Henkel AG holds a 50.97 per cent stake in its Indian unit, listed on local bourses. Public and institutions hold 32.33 per cent, while Muthiah held a 16.7 per cent block in the company.

Jyothy’s management has already gone on record to say that they will fund the transaction through internal accruals and debt. Last year, Jyothy raised Rs 228 crore through a QIP, and a portion of that money is available. The final payout for the deal will depend on the exact quantum of shares purchased and at what price. Sources said depending on the final valuation of Henkel’s 51 per cent stake, the total payout, including the open offer for an additional 20 per cent stake, is likely to be around Rs 350 crore. Jyothy is likely to pay Rs 15-20 per share to buy out Henkel India from its German parent.

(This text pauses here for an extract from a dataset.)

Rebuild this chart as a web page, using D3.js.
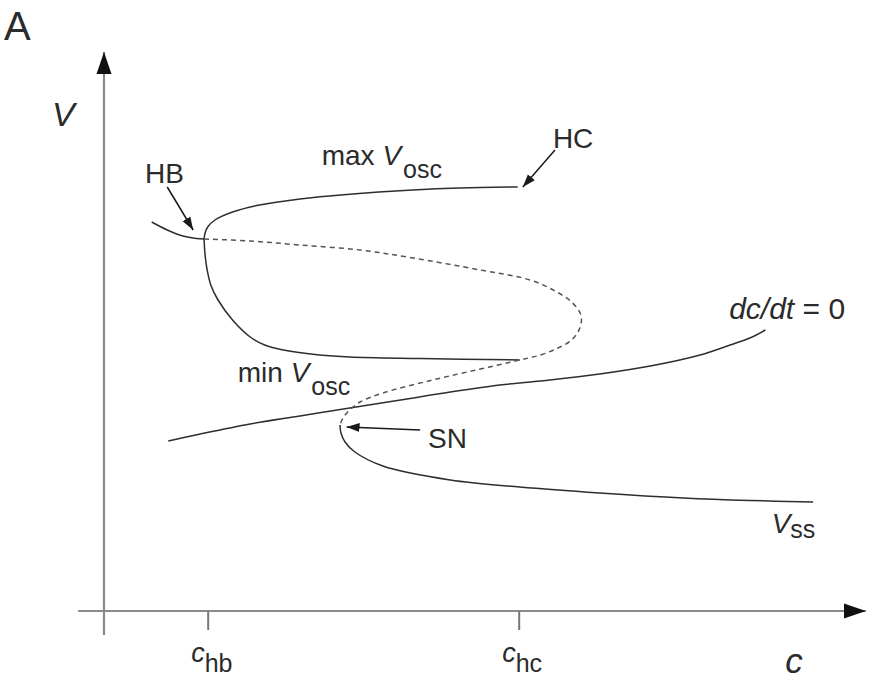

For the buyout of the residual 86 per cent, Jyothy would need to raise money. It had Rs 270 crore in banks, of which Rs 60 crore was used for buying the 14.9 per cent stake from Muthiah. The balance sheet is not leveraged at all: It’s a debt-free company. And that gives them enough flexibility to complete the transaction on their balance sheet.

Despite this, Jyothy has roped in ICICI Bank for an assured credit line. Moreover, Henkel India’s existing debt of Rs 520 crore, with guarantees from its German parent, will also get transferred. So, ICICI and a clutch of Indian banks are expected to “takeout” the existing creditors like HSBC and Deutsche Bank.

Why would Jyothy need a PE sponsor to partner in the deal? Jyothy has existing QIP investors who came in at a much higher price of Rs 282 per share. So, after the Henkel buyout, analysts expect many would like to exit at a profit. That is where Apax can come in, via a combination of preferential allotment and secondary sale of shares.

Jyothy Labs shares today closed at Rs 216.75 on the Bombay Stock Exchange. “The PE placement will happen at Jyothy, not Henkel India. But it will happen later, once the deal is all stitched up. In my view, Apax will come on board in the next four-six months, after the Henkel open offer,” said a person in the know.